Locate the line that contains "Emit a Python" and the line that contains "plt.rcParams['mathtext.fontset'] = 'cm'". Copy both of them exactly, together with every line between them, and no others.

━━━━━━━━━━━━━━━━

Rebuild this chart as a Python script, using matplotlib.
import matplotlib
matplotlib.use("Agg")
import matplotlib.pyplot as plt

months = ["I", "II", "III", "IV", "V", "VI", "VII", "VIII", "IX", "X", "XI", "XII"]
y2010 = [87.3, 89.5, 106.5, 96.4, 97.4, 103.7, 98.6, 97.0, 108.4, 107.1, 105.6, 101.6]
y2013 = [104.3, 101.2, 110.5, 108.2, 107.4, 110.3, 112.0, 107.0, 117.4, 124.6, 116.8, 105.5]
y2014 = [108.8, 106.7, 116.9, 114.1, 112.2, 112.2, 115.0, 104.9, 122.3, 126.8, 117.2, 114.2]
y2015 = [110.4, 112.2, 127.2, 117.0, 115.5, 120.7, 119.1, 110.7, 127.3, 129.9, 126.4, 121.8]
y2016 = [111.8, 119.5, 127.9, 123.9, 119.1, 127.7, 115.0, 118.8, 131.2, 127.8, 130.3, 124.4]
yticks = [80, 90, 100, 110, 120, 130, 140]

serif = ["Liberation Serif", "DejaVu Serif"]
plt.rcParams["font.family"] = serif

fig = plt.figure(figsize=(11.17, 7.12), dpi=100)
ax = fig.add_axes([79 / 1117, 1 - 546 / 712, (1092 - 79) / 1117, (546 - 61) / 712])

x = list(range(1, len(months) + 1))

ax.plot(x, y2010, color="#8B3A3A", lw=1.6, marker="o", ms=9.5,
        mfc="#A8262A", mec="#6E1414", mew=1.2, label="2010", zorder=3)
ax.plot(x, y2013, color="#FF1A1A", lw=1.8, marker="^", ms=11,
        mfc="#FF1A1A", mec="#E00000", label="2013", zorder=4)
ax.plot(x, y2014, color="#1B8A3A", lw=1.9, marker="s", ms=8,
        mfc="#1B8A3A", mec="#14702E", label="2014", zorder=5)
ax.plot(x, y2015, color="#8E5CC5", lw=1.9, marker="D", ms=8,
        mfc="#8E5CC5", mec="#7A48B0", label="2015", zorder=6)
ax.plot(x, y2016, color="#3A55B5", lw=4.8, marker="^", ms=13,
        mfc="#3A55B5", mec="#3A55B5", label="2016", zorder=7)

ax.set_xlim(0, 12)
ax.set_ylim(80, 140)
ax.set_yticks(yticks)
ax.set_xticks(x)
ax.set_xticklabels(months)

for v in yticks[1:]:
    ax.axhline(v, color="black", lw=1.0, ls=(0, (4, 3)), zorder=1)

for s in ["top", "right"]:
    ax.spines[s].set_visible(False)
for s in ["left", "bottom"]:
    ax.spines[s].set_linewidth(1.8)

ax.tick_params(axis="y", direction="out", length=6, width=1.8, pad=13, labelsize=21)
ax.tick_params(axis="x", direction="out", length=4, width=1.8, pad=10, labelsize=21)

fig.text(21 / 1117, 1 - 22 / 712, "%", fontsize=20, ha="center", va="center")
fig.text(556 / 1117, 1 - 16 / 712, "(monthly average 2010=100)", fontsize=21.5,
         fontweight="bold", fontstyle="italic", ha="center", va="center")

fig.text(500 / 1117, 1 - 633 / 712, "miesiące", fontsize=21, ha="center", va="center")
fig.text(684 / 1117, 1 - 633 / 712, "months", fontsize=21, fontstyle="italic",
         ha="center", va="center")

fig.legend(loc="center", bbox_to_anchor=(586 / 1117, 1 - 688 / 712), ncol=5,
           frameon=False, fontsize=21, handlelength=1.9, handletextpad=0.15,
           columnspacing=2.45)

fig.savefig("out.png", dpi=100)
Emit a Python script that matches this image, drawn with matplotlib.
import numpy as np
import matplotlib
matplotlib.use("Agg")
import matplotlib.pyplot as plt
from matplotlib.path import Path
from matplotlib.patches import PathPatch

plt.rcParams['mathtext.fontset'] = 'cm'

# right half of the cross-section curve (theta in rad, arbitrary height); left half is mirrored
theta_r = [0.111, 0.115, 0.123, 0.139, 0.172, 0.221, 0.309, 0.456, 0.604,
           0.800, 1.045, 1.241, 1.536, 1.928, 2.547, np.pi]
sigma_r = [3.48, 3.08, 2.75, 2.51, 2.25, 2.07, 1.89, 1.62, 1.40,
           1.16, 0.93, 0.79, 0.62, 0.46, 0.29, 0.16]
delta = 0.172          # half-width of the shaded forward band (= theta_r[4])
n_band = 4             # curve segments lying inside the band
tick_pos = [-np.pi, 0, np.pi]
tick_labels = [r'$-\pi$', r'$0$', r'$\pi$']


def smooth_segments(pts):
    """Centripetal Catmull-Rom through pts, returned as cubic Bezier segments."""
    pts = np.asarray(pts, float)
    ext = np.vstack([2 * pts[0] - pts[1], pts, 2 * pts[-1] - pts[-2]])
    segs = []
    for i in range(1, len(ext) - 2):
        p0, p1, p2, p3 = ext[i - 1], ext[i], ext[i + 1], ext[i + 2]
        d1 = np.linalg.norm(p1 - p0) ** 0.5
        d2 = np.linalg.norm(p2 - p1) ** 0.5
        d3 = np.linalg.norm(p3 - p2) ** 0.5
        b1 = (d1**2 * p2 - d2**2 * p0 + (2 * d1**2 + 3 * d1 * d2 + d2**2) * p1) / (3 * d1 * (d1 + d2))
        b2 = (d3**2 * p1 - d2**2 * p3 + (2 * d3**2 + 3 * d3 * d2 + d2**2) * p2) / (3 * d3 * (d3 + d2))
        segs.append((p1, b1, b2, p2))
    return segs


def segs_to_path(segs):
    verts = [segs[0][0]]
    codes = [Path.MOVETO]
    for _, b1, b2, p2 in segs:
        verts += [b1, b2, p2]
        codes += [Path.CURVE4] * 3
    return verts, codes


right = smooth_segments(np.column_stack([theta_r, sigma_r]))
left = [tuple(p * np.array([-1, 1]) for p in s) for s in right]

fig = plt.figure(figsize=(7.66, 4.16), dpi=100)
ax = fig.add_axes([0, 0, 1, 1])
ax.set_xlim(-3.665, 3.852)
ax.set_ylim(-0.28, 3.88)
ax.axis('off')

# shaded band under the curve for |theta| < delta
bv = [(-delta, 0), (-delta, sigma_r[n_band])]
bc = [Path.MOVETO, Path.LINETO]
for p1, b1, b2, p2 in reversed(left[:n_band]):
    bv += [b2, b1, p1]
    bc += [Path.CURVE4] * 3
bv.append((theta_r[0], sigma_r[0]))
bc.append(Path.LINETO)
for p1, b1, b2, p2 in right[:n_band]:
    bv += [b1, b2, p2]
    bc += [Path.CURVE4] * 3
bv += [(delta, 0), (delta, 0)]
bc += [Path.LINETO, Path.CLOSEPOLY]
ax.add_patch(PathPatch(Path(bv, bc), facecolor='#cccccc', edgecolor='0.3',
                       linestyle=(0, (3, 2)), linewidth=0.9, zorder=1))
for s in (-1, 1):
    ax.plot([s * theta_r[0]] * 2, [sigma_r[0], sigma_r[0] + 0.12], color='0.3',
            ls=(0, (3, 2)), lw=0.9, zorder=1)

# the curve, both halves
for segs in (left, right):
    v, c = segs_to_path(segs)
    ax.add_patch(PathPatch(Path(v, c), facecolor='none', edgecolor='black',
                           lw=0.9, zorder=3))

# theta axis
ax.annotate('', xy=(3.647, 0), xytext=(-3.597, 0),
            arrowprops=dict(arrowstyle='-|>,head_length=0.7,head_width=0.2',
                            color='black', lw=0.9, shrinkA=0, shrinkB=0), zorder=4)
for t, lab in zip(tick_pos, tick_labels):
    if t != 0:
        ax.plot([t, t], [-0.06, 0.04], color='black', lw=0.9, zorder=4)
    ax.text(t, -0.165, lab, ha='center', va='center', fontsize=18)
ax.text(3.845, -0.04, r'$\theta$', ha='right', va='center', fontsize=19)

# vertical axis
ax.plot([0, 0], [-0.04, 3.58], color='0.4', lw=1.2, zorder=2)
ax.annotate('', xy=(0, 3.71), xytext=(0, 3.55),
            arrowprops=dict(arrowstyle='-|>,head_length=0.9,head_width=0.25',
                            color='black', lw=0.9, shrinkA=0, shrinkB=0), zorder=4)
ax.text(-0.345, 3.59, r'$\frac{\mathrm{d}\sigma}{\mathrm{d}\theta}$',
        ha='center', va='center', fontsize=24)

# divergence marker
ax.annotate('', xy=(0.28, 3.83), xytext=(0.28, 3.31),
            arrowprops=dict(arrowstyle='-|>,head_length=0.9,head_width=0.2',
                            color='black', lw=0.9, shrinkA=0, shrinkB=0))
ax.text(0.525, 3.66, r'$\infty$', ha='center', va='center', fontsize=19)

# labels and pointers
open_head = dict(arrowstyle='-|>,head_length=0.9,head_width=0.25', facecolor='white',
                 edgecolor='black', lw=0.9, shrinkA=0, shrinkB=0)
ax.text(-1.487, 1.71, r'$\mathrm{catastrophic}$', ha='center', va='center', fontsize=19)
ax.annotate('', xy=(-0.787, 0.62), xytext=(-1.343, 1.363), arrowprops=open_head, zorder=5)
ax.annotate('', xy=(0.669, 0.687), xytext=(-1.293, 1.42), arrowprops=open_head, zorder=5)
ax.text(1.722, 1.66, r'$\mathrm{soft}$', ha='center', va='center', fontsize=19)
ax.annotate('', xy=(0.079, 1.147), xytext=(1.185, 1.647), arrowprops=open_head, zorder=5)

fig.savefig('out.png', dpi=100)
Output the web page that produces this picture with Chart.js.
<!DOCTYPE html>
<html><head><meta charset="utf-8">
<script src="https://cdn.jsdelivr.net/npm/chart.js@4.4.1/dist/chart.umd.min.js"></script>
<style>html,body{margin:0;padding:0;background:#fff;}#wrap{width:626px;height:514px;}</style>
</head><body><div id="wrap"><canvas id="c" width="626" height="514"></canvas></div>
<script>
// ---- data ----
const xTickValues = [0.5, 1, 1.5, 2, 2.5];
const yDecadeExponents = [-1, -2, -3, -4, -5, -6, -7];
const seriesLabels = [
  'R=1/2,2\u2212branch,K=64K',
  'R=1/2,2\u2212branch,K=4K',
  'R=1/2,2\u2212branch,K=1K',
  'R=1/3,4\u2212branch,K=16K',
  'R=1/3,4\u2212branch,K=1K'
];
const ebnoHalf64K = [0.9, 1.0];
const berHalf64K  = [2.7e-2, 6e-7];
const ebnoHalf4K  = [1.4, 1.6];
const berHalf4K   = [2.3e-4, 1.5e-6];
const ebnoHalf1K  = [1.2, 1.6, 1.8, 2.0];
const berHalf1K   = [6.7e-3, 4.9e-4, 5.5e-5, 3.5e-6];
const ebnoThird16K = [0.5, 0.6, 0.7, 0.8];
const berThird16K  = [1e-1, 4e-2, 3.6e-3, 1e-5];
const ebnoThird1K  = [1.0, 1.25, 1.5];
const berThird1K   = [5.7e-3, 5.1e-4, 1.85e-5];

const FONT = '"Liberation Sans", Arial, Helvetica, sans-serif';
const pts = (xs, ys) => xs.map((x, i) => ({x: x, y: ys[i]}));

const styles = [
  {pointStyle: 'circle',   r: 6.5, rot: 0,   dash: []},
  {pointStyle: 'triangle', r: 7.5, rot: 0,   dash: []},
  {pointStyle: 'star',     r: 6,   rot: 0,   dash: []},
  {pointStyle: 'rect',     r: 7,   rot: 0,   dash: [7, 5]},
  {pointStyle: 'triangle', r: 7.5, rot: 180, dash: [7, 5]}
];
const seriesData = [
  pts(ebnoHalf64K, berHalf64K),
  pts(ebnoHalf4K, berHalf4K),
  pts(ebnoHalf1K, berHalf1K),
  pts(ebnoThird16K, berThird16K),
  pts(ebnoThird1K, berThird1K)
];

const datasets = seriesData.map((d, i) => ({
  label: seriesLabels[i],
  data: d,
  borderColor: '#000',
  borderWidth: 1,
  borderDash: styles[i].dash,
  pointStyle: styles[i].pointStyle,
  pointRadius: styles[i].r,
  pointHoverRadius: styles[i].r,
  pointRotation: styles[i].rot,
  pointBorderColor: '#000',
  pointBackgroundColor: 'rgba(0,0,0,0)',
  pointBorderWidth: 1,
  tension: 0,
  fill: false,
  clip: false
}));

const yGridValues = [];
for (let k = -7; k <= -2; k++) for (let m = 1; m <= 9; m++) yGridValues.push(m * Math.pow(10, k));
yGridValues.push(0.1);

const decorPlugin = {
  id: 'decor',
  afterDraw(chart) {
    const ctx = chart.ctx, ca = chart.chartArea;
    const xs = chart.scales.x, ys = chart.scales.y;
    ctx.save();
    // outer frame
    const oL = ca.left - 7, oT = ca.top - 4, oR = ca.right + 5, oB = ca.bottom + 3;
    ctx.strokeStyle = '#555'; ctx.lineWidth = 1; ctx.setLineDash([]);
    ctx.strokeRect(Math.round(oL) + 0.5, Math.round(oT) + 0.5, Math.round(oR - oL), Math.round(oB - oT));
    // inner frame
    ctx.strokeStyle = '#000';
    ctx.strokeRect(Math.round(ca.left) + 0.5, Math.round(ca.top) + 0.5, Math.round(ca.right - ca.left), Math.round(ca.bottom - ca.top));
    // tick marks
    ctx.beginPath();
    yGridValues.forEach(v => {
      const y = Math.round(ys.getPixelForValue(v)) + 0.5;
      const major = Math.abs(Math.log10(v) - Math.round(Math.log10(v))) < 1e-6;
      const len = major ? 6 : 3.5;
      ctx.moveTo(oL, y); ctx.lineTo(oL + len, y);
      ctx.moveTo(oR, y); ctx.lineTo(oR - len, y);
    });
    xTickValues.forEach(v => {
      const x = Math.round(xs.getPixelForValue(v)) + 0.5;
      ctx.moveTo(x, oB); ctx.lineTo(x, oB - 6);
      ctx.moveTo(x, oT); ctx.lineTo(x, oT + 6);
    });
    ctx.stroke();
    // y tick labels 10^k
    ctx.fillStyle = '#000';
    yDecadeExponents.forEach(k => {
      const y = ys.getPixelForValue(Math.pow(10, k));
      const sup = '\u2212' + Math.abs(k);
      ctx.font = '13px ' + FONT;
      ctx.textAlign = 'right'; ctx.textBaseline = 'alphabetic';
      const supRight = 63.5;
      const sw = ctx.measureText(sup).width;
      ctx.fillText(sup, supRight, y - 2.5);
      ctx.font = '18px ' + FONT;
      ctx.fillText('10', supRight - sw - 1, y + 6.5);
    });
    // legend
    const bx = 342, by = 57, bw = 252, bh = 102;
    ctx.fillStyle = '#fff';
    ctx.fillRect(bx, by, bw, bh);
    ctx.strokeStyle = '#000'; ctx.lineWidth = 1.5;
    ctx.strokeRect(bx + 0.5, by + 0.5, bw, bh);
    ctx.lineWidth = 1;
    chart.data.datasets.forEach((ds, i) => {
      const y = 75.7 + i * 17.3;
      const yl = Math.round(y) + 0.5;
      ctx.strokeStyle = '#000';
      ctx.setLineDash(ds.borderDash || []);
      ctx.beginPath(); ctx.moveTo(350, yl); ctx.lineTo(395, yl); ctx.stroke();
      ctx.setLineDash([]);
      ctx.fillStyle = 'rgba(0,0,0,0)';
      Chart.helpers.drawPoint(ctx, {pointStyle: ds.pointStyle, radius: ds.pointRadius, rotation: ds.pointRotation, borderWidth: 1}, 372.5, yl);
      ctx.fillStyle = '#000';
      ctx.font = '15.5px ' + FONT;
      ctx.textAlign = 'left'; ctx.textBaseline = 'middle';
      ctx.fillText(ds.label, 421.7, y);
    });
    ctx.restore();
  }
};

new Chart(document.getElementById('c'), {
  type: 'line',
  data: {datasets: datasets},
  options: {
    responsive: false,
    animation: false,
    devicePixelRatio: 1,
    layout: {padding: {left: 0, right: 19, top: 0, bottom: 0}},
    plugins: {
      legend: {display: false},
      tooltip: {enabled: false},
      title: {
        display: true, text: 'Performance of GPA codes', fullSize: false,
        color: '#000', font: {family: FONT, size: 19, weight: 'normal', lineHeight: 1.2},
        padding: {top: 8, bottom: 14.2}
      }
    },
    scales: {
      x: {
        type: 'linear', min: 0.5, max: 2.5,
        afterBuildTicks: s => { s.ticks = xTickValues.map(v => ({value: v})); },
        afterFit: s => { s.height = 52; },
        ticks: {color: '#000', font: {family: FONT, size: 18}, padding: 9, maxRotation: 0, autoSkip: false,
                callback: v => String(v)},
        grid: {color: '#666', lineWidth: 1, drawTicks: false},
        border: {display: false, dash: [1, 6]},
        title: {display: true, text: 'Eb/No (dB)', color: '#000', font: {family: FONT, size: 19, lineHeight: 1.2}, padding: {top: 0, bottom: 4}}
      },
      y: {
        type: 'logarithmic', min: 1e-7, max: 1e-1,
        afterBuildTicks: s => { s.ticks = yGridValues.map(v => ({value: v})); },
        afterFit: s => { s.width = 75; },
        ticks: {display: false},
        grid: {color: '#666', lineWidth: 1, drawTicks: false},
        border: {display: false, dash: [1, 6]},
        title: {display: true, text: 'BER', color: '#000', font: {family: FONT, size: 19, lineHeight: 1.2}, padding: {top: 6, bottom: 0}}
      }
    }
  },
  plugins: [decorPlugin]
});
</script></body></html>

━━━━━━━━━━━━━━━━

## ANSWER TO THIS EXERCISE:
Emit a Python script that matches this image, drawn with matplotlib.
import numpy as np
import matplotlib
matplotlib.use("Agg")
import matplotlib.pyplot as plt
from matplotlib.path import Path
from matplotlib.patches import PathPatch

plt.rcParams['mathtext.fontset'] = 'cm'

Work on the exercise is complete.